A Karlsruhe, nella fabbrica del restauro digitale
Lo ZKM Centre for Art and Media custodisce circa 500 opere di questo genere, e dispone di un armamentario di oggetti e strumenti decisamente più complesso e bizzarro di quelli solitamente utilizzati da chi si occupa di restauro tradizionale. Dall’articolo della BBC, pubblicato lo scorso ottobre, si apprende ad esempio che circa 1.600 apparecchi televisivi dotati di tubo catodico sono stati accumulati nel corso del tempo per tenere in vita capolavori come la “Fontana di Versailles”, creata dal pioniere della videoarte Nam June Paik. L’oggetto in questione è frutto dell’assemblaggio di ben 40 televisori, costantemente bisognosi di riparazione, ed è anche per questo motivo che i curatori del museo hanno setacciato le aste di eBay e si sono spinti anche oltre, stringendo una vera e proprio alleanza con i gestori delle vicine discariche: da loro arriva un flusso costante di “pezzi di ricambio”, e sulla rotta inversa viaggiano carichi di sigarette in segno di ricompensa.
Ma a ben vedere questo è solo uno degli aspetti più caratteristici, e tutto sommato meno complessi, dell’opera di preservazione svolta a Karlsruhe. A spiegarlo alla BBC è Bernhard Serexhe, che oltre ad essere il principale curatore del media museum del centro, è anche a capo del progetto europeo “Digital art conservation”. “Più veloce è l’innovazione tecnologica – spiega – meno durano le nuove opere d’arte”. Questo il motivo per cui l’altra parola chiave in voga nel centro è migrazione: “abbiamo bisogno di una second strategy – aggiunge il curatore – dobbiamo migrare costantemente i contenuti di piattaforma in piattaforma, o ancora i programmi su nuovi sistemi operativi, svolgendo un lavoro che col tempo diventa sempre più complesso e costoso”. Ciò è precisamente quanto accaduto con il tentativo di tenere in vita “The Legibile City”, opera creata nel 1989 da Jeffrey Shaw e annoverata da Serexhe tra i capisaldi dell’arte digitale. Stiamo parlando di quella che potremmo definire una cyclette a realtà aumentata, in grado di condurre il visitatore tra labirinti di parole tridimensionali, dedicate a tre diverse città. Con un ritmo della narrazione per giunta, direttamente proporzionale al passo di marcia: più veloce la pedalata, maggiore lo scorrimento dei testi lungo il percorso. Un gioco non proprio da ragazzi, almeno per quanto riguarda l’ideazione e la programmazione, e anche per ciò che attiene alla conservazione. L’opera è stata infatti realizzata con un computer Silicon Graphics ormai fuori commercio da 16 anni, e se è vero che il museo tedesco dispone ancora di 10 modelli di questa tipologia, la paura che allo spegnimento dell’ultimo si estingua anche l’opera è comunque notevole. Da ciò la scelta di migrarla su un sistema basato su piattaforma Linux, operazione tutt’altro che banale però, per la quale ci si è avvalsi anche della collaborazione dell’artista, perché, spiega Serexhe, era fondamentale rispettare i suoi desiderata per mantenere intatto il senso del lavoro.
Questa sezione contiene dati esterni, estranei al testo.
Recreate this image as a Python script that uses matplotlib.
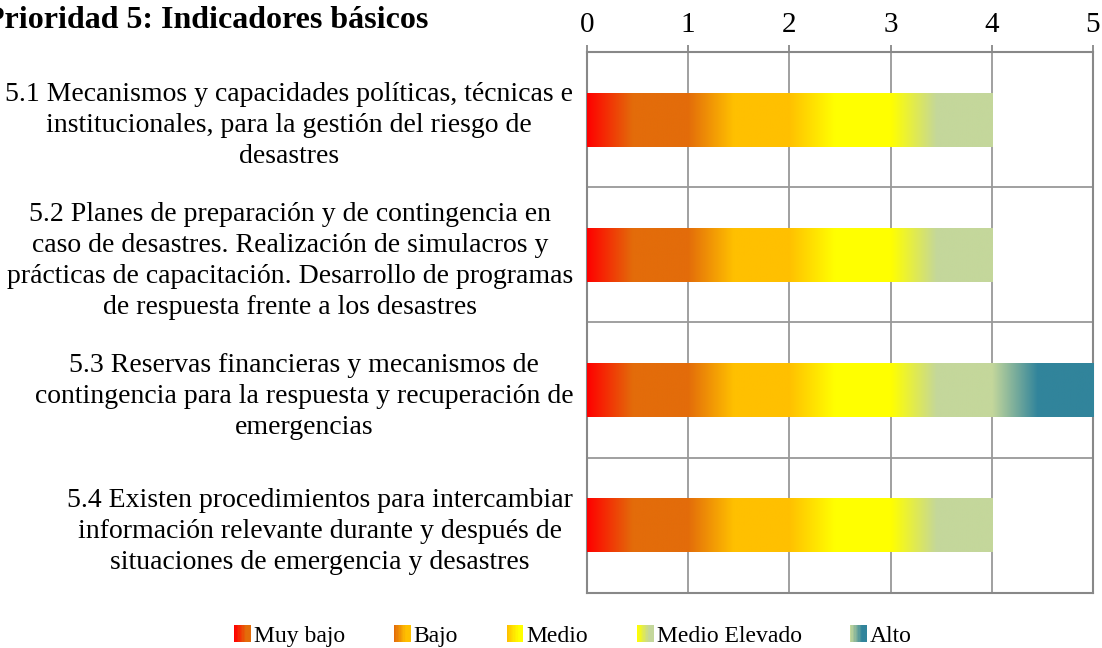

Da storie come questa ed altre raccolte nell’articolo della BBC, viene fuori il ritratto di un centro che ha davvero poco di comune e ordinario. Si apprende ad esempio che le macchine non vengono mai spente, neanche di notte, per evitare eccessivi traumi ai già delicati hardware; o ancora che un altro massiccio fronte di intervento riguarda la trasformazione in digitale di quanto nato in analogico e oggi a serio rischio di obsolescenza. Ciò vale in particolar modo per i video registrati su nastro magnetico. “Nel centro disponiamo di oltre 300 apparecchi in grado di convertire contenuti da una cinquantina di formati diversi – spiega la tecnica del laboratorio video Dorcas Muller – ma parcheggiati in soffitta ne abbiamo molti di più, pronti alla bisogna per le esigenze dei prossimi anni”.
Nel frattempo, mentre la fabbrica del restauro digitale continua a lavorare a pieno regime, c’è chi continua a chiedersi se abbia senso o meno preservare opere e installazioni, pregiudicandone a volte l’aspetto o le funzioni originarie. “O ci abituiamo a rivedere le nostre convenzioni etiche su cosa si intenda per arte – conclude Serexhe – e in questo caso cominciamo a considerarla come qualcosa di meramente performativo, oppure il nostro compito è quello di aderire il più possibile alla sua autenticità di partenza. Prima di prendere in considerazione altre forme di preservazione, sono convinto che la forma e il formato originari debbano essere conservati intatti fin quando possibile”.